Date: April 29, 2025

Author: Mia Jensen

I never imagined I’d be writing this. I never thought that I’d be sitting here, reflecting on cutting someone out of my life who was a part of it for so long—someone I thought would always be there. But here I am, feeling a mixture of sadness and relief, because I had to do it. I had to let go.

We were best friends for what felt like forever—around eight years, give or take. We grew up in the same neighborhood, went to the same school, and even lived in the same building. She lived two floors above me, so it was easy to find each other after school, and we’d hang out—do homework together, mess around with the other kids in the area, and just enjoy being kids. It was the kind of friendship that felt like it would never end. I loved spending time with her, and those memories are still some of my favorites.

But as we grew older, things started to change. She started dating seniors when she was only a sophomore, and I wasn’t too happy about it. I didn’t get it. I hadn’t dated anyone at that point, and the idea of rushing into relationships didn’t make sense to me. I wanted my first real relationship to mean something, to be special—not something that felt temporary. Of course, I never said anything to her. It wasn’t my place, and I respected that it was her life and her choices, even if I didn’t agree with them.

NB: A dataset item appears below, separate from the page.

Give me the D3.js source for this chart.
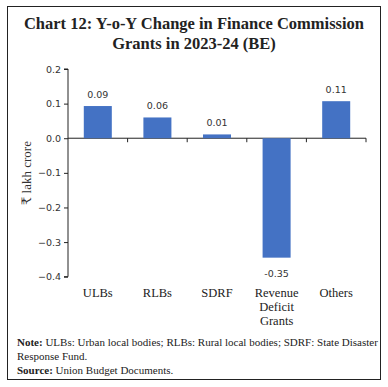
<!DOCTYPE html>
<html><head><meta charset="utf-8">
<script src="https://cdn.jsdelivr.net/npm/d3@7"></script>
<style>body{margin:0;background:#fff}svg{display:block}</style>
</head><body>
<script>
const categories = [["ULBs"],["RLBs"],["SDRF"],["Revenue","Deficit","Grants"],["Others"]];
const values = [0.093, 0.06, 0.011, -0.345, 0.107];
const labels = ["0.09","0.06","0.01","-0.35","0.11"];
const yTicks = [0.2,0.1,0.0,-0.1,-0.2,-0.3,-0.4];
const titleLines = ["Chart 12: Y-o-Y Change in Finance Commission","Grants in 2023-24 (BE)"];

const W=388,H=387;
const svg=d3.select("body").append("svg").attr("width",W).attr("height",H);
svg.append("rect").attr("x",7.5).attr("y",6.5).attr("width",373).attr("height",373)
  .attr("fill","#fff").attr("stroke","#222").attr("stroke-width",1);

const serif="'Liberation Serif','DejaVu Serif',serif";
const sans="'DejaVu Sans','Noto Sans',sans-serif";

svg.selectAll(".title").data(titleLines).join("text")
  .attr("x",194).attr("y",(d,i)=>29+i*20).attr("text-anchor","middle")
  .attr("font-family",serif).attr("font-weight","bold").attr("font-size",16.5).attr("fill","#222")
  .text(d=>d);

const x=d3.scaleBand().domain(d3.range(values.length)).range([68,366]).paddingInner(0.53).paddingOuter(0.265);
const y=d3.scaleLinear().domain([-0.4,0.2]).range([276.7,69]);

const gy=svg.append("g").attr("transform","translate(68,0)")
  .call(d3.axisLeft(y).tickValues(yTicks).tickFormat(d3.format(".1f")).tickSize(4).tickPadding(3));
gy.select(".domain").attr("stroke","#222").attr("d","M-4,"+y(0.2)+"H0V"+y(-0.4)+"H-4");
gy.selectAll(".tick line").attr("stroke","#222");
gy.selectAll(".tick text").attr("font-family",sans).attr("font-size",9.5).attr("fill","#333");

const bounds=d3.range(values.length+1).map(i=>68+i*(366-68)/values.length);
svg.append("line").attr("x1",68).attr("x2",366).attr("y1",y(0)).attr("y2",y(0)).attr("stroke","#222");
svg.selectAll(".xt").data(bounds.slice(1)).join("line")
  .attr("x1",d=>d).attr("x2",d=>d).attr("y1",y(0)).attr("y2",y(0)+4).attr("stroke","#222");

svg.selectAll(".bar").data(values).join("rect")
  .attr("x",(d,i)=>x(i)).attr("width",x.bandwidth())
  .attr("y",d=>y(Math.max(0,d))).attr("height",d=>Math.abs(y(d)-y(0)))
  .attr("fill","#4472c4");

svg.selectAll(".dl").data(values).join("text")
  .attr("x",(d,i)=>x(i)+x.bandwidth()/2)
  .attr("y",d=>d>=0? y(d)-8 : y(d)+19)
  .attr("text-anchor","middle").attr("font-family",sans).attr("font-size",9.5).attr("fill","#333")
  .text((d,i)=>labels[i]);

categories.forEach((c,i)=>{
  svg.append("text").attr("x",x(i)+x.bandwidth()/2).attr("y",297)
    .attr("text-anchor","middle").attr("font-family",serif).attr("font-size",12.5).attr("fill","#222")
    .selectAll("tspan").data(c).join("tspan")
    .attr("x",x(i)+x.bandwidth()/2).attr("dy",(d,j)=>j?14.2:0).text(d=>d);
});

svg.append("text").attr("transform","translate(31,173) rotate(-90)").attr("text-anchor","middle")
  .attr("font-family",serif).attr("font-size",13).attr("fill","#333").text("₹ lakh crore");

const notes=[[["Note: ",true],["ULBs: Urban local bodies; RLBs: Rural local bodies; SDRF: State Disaster",false]],
  [["Response Fund.",false]],[["Source: ",true],["Union Budget Documents.",false]]];
notes.forEach((ln,i)=>{
  const t=svg.append("text").attr("x",17).attr("y",346+i*14).attr("font-family",serif).attr("font-size",11).attr("fill","#222");
  ln.forEach(p=>t.append("tspan").attr("font-weight",p[1]?"bold":"normal").text(p[0]));
});
</script>
</body></html>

We started drifting apart, not because we fought or anything, but because we just weren’t on the same page anymore. I couldn’t relate to the things she was getting involved in, and I wasn’t comfortable with the person she was becoming. She was more into the party scene, and I wasn’t. I felt like I was holding onto this version of her that didn’t exist anymore. I was holding onto the past, but she was moving forward in a direction I couldn’t follow.

I tried to stay in the friendship, tried to keep up with her, but it just didn’t feel the same. The things that used to bring us together started feeling like walls between us. She was changing, and I was changing, but in completely different ways. I felt like I was stuck in this version of our friendship that no longer worked, and I couldn’t keep pretending like everything was fine. It wasn’t.

So, I did the hardest thing I’ve ever done. I cut her off. And it wasn’t because I didn’t care or because I wanted to hurt her, but because I needed to. I needed to take care of myself and stop holding onto something that was already gone. It felt like pulling a Band-Aid off, but I knew it had to happen.

It hurts. I can’t lie about that. It hurts to think about the memories we shared and the person I thought she’d always be in my life. But I also know that it was the right decision. I don’t regret it, even if it’s been one of the hardest things I’ve had to do.

I still think about her sometimes—about the person she was when we were kids, about the friend I thought I’d have forever. But I also know that people change, and sometimes those changes take them away from us. And that’s okay. It’s part of life.

I’m not sure if she’ll ever understand why I did it, but I hope she’ll find her way, just like I have to find mine. I can’t keep living in the past, and neither can she. It’s time for both of us to move on, even if it means doing so separately.